◆ Task statement ◆
Scan the data below and report how many lines include the word "that". Nothing else is wanted.

◆ Provided records ◆
----

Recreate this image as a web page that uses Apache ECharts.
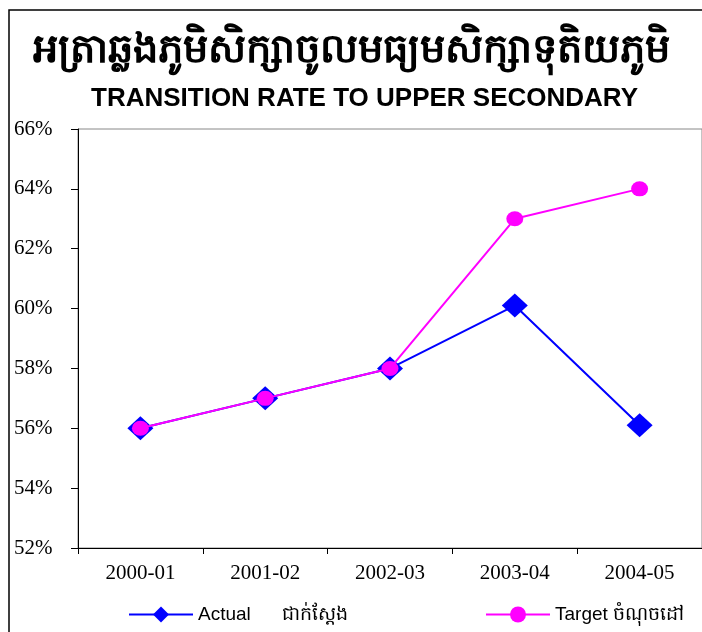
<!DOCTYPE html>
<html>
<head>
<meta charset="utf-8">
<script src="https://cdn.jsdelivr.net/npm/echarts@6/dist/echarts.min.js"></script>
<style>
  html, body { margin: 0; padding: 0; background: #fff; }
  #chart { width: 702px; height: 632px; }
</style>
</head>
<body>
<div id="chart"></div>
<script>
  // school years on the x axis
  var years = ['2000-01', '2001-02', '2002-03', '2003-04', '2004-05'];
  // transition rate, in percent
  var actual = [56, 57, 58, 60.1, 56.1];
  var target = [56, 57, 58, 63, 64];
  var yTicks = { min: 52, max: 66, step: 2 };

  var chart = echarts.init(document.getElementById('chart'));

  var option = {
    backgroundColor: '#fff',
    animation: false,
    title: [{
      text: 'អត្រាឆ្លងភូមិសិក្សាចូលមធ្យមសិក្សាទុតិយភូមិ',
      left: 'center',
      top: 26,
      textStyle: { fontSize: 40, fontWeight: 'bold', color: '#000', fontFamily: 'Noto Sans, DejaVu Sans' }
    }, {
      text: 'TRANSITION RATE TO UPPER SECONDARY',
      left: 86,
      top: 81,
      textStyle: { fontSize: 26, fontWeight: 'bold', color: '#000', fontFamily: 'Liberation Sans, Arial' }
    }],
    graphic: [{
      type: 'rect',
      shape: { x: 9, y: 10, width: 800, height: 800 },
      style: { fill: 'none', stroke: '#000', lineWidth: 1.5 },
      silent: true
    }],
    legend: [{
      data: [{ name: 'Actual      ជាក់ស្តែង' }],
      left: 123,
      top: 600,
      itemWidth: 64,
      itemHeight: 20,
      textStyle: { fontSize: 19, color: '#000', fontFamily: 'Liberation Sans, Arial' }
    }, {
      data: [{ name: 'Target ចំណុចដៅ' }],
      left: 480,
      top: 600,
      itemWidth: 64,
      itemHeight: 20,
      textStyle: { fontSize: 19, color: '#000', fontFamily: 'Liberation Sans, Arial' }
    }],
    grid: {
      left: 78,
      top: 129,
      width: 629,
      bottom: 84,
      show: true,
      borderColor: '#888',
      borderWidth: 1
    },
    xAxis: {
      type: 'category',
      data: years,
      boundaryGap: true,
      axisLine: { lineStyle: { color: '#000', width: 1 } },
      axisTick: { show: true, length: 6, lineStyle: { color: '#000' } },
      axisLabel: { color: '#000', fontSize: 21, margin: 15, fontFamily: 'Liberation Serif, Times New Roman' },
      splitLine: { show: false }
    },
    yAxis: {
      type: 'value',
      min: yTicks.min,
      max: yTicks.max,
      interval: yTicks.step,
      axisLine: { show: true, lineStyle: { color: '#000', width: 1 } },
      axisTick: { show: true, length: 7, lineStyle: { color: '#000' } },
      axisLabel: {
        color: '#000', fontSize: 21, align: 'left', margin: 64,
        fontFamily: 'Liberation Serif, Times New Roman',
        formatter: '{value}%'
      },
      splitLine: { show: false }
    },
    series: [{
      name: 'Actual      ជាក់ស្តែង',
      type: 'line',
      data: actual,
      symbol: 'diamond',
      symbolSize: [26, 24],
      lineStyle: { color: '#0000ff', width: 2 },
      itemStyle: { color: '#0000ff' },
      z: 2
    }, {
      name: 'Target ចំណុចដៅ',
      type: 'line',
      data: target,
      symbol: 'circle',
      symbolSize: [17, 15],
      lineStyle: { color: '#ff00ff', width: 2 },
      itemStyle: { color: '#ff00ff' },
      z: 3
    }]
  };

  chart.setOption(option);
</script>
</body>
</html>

----

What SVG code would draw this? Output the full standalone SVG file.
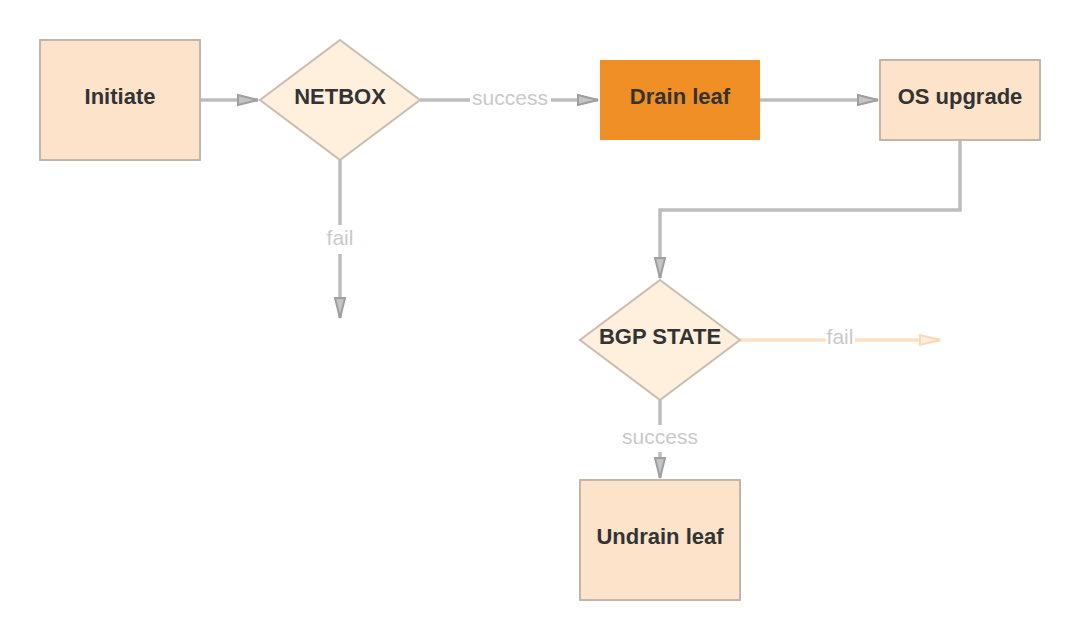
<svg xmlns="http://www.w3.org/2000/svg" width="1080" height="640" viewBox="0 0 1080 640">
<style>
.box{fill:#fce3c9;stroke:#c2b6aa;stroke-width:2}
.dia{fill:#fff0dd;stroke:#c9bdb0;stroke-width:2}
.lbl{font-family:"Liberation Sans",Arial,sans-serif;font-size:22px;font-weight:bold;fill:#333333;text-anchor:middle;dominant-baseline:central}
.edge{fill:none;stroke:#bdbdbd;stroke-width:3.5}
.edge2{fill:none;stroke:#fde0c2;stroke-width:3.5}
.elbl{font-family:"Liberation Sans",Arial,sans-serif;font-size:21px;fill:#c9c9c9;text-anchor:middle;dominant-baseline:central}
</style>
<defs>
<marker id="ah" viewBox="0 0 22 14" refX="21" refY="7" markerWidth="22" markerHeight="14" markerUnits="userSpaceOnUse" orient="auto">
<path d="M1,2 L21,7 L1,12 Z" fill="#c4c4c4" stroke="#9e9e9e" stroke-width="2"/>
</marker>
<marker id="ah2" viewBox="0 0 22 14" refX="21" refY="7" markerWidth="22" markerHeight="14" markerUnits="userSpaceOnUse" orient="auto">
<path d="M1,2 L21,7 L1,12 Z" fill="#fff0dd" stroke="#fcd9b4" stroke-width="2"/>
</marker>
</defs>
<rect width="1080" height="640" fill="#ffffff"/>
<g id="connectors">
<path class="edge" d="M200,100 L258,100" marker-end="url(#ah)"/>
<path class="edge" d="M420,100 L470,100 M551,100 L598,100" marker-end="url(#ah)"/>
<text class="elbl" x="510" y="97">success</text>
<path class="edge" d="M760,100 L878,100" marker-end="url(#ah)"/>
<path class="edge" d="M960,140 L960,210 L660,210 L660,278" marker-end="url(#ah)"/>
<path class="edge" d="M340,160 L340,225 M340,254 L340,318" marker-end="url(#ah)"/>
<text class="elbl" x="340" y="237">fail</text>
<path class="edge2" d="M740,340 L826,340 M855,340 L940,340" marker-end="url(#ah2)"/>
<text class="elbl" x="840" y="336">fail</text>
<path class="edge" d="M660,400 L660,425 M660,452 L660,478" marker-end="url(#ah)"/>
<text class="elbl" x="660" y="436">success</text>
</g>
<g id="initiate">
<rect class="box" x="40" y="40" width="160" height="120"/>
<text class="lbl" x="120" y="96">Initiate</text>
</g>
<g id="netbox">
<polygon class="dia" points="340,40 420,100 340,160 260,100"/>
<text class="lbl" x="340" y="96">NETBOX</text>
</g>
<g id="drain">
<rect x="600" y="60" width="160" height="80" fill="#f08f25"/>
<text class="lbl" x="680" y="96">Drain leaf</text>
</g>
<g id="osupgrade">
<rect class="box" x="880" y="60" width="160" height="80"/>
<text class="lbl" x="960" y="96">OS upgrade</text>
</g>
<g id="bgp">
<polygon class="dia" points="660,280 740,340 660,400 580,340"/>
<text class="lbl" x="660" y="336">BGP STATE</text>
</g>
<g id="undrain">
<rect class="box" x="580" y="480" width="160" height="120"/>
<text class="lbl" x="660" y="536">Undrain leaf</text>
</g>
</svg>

----

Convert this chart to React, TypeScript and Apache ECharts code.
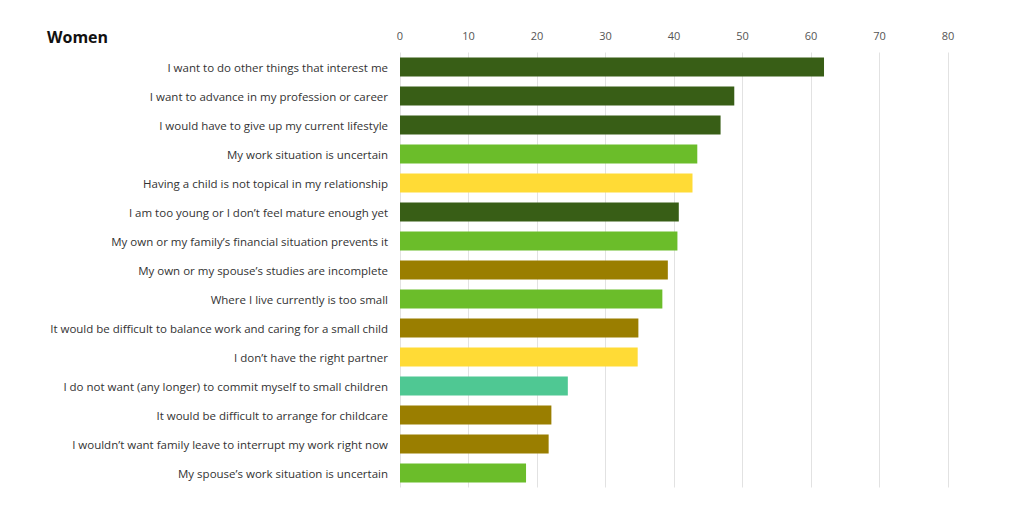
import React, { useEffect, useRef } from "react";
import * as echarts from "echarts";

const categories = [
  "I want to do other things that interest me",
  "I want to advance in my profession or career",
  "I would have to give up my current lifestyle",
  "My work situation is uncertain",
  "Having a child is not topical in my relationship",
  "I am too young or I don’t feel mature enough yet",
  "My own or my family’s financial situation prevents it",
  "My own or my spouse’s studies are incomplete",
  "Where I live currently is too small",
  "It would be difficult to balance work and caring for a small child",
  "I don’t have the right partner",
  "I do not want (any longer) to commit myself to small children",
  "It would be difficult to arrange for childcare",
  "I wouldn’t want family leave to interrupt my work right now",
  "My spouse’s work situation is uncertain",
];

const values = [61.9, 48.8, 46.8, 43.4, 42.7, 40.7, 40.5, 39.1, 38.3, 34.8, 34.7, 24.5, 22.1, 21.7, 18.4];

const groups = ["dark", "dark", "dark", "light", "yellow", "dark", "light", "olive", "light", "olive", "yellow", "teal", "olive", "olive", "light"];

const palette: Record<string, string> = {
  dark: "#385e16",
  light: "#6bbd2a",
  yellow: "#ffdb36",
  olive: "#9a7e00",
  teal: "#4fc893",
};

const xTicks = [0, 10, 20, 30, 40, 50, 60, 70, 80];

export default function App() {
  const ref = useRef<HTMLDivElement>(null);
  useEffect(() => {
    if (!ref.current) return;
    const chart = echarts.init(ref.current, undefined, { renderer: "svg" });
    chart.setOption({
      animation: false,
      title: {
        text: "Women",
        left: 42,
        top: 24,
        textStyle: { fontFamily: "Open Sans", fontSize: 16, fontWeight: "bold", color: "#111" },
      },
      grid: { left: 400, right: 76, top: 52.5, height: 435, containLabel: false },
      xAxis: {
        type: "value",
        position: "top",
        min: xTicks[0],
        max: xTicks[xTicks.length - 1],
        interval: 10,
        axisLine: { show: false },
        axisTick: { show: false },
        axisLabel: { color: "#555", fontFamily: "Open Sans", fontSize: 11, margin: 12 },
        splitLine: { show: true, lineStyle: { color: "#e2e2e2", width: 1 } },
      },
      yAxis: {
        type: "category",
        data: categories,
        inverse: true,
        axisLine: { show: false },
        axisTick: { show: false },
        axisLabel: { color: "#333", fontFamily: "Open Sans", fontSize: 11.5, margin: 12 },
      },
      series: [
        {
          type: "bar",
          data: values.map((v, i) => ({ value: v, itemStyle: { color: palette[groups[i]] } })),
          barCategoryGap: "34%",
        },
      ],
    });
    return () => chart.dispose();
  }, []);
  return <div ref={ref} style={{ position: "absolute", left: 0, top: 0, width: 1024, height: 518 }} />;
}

----

◆ Solution to the problem ◆
2